_What is asked:_
Print the listing as it stands, omitting all images.

-------------------------

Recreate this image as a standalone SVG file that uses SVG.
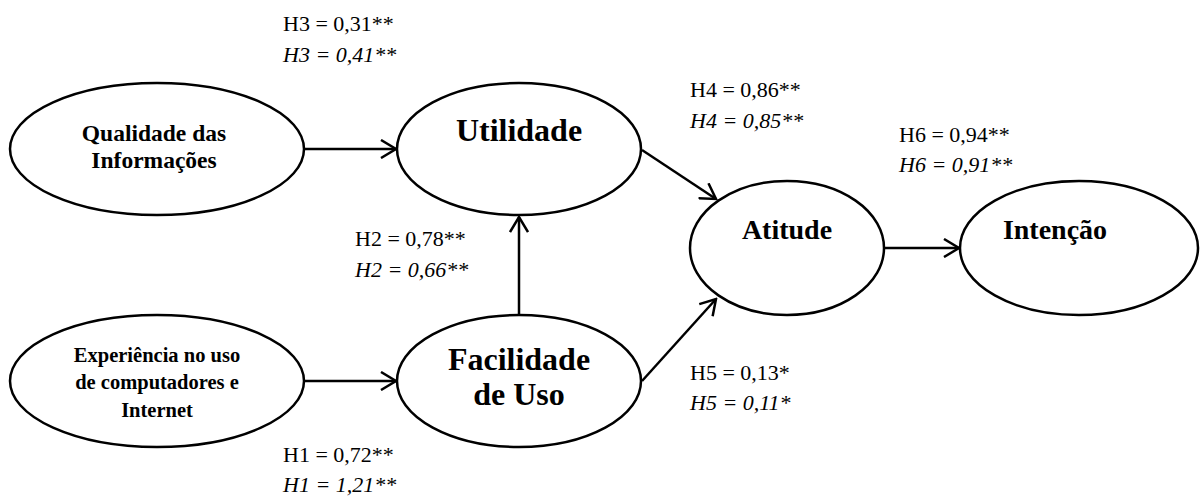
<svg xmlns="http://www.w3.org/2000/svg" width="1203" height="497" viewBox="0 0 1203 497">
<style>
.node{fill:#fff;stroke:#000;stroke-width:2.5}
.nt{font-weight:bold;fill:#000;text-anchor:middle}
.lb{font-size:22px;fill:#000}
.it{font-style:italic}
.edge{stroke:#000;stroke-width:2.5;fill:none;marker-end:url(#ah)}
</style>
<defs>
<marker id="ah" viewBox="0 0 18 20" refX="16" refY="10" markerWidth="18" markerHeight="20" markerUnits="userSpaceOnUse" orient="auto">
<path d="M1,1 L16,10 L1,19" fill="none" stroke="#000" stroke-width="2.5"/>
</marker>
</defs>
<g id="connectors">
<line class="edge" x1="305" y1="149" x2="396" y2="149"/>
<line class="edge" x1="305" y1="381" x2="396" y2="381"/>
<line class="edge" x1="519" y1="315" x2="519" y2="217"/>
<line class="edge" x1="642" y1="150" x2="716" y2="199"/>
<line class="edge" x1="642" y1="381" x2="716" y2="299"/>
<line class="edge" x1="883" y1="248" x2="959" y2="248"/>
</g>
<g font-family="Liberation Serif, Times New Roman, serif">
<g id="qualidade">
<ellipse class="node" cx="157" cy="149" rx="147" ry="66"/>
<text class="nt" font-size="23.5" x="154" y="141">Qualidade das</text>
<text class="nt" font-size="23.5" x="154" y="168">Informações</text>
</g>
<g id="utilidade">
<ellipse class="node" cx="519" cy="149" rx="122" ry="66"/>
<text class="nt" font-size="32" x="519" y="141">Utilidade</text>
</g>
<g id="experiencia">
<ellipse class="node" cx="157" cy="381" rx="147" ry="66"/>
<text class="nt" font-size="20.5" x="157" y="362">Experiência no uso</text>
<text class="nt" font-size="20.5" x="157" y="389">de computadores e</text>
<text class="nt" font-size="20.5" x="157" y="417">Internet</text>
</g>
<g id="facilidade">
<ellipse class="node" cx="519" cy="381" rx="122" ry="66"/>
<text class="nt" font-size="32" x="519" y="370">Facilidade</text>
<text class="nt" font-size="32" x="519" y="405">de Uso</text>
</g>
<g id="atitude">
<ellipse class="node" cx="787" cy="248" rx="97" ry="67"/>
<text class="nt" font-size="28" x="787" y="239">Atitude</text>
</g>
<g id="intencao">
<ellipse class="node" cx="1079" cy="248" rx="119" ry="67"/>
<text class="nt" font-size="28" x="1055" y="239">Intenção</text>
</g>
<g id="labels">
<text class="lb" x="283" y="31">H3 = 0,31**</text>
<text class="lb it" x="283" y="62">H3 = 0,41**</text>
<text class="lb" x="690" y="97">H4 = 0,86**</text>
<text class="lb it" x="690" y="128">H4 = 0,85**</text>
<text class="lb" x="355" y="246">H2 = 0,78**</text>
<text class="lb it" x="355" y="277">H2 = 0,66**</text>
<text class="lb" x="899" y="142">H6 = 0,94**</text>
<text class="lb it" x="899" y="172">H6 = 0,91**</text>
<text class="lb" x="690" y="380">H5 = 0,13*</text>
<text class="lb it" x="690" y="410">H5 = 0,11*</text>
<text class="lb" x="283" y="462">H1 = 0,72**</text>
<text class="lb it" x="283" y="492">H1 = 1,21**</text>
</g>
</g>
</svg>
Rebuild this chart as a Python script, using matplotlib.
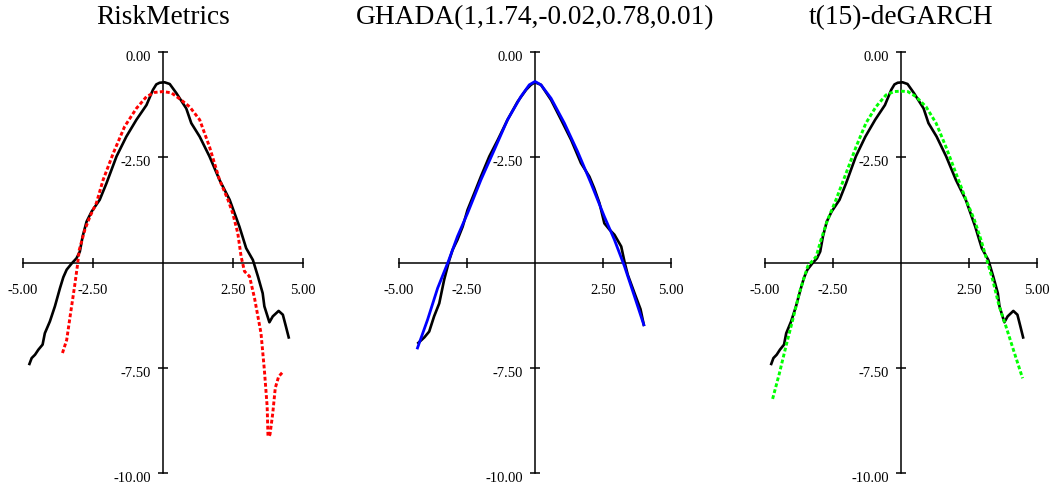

-------------------------

_Solved exercise:_
Recreate this image as a standalone SVG file that uses SVG.
<svg xmlns="http://www.w3.org/2000/svg" width="1203" height="497" viewBox="0 0 1203 497">
<style>
.node{fill:#fff;stroke:#000;stroke-width:2.5}
.nt{font-weight:bold;fill:#000;text-anchor:middle}
.lb{font-size:22px;fill:#000}
.it{font-style:italic}
.edge{stroke:#000;stroke-width:2.5;fill:none;marker-end:url(#ah)}
</style>
<defs>
<marker id="ah" viewBox="0 0 18 20" refX="16" refY="10" markerWidth="18" markerHeight="20" markerUnits="userSpaceOnUse" orient="auto">
<path d="M1,1 L16,10 L1,19" fill="none" stroke="#000" stroke-width="2.5"/>
</marker>
</defs>
<g id="connectors">
<line class="edge" x1="305" y1="149" x2="396" y2="149"/>
<line class="edge" x1="305" y1="381" x2="396" y2="381"/>
<line class="edge" x1="519" y1="315" x2="519" y2="217"/>
<line class="edge" x1="642" y1="150" x2="716" y2="199"/>
<line class="edge" x1="642" y1="381" x2="716" y2="299"/>
<line class="edge" x1="883" y1="248" x2="959" y2="248"/>
</g>
<g font-family="Liberation Serif, Times New Roman, serif">
<g id="qualidade">
<ellipse class="node" cx="157" cy="149" rx="147" ry="66"/>
<text class="nt" font-size="23.5" x="154" y="141">Qualidade das</text>
<text class="nt" font-size="23.5" x="154" y="168">Informações</text>
</g>
<g id="utilidade">
<ellipse class="node" cx="519" cy="149" rx="122" ry="66"/>
<text class="nt" font-size="32" x="519" y="141">Utilidade</text>
</g>
<g id="experiencia">
<ellipse class="node" cx="157" cy="381" rx="147" ry="66"/>
<text class="nt" font-size="20.5" x="157" y="362">Experiência no uso</text>
<text class="nt" font-size="20.5" x="157" y="389">de computadores e</text>
<text class="nt" font-size="20.5" x="157" y="417">Internet</text>
</g>
<g id="facilidade">
<ellipse class="node" cx="519" cy="381" rx="122" ry="66"/>
<text class="nt" font-size="32" x="519" y="370">Facilidade</text>
<text class="nt" font-size="32" x="519" y="405">de Uso</text>
</g>
<g id="atitude">
<ellipse class="node" cx="787" cy="248" rx="97" ry="67"/>
<text class="nt" font-size="28" x="787" y="239">Atitude</text>
</g>
<g id="intencao">
<ellipse class="node" cx="1079" cy="248" rx="119" ry="67"/>
<text class="nt" font-size="28" x="1055" y="239">Intenção</text>
</g>
<g id="labels">
<text class="lb" x="283" y="31">H3 = 0,31**</text>
<text class="lb it" x="283" y="62">H3 = 0,41**</text>
<text class="lb" x="690" y="97">H4 = 0,86**</text>
<text class="lb it" x="690" y="128">H4 = 0,85**</text>
<text class="lb" x="355" y="246">H2 = 0,78**</text>
<text class="lb it" x="355" y="277">H2 = 0,66**</text>
<text class="lb" x="899" y="142">H6 = 0,94**</text>
<text class="lb it" x="899" y="172">H6 = 0,91**</text>
<text class="lb" x="690" y="380">H5 = 0,13*</text>
<text class="lb it" x="690" y="410">H5 = 0,11*</text>
<text class="lb" x="283" y="462">H1 = 0,72**</text>
<text class="lb it" x="283" y="492">H1 = 1,21**</text>
</g>
</g>
</svg>
Rebuild this chart as a Python script, using matplotlib.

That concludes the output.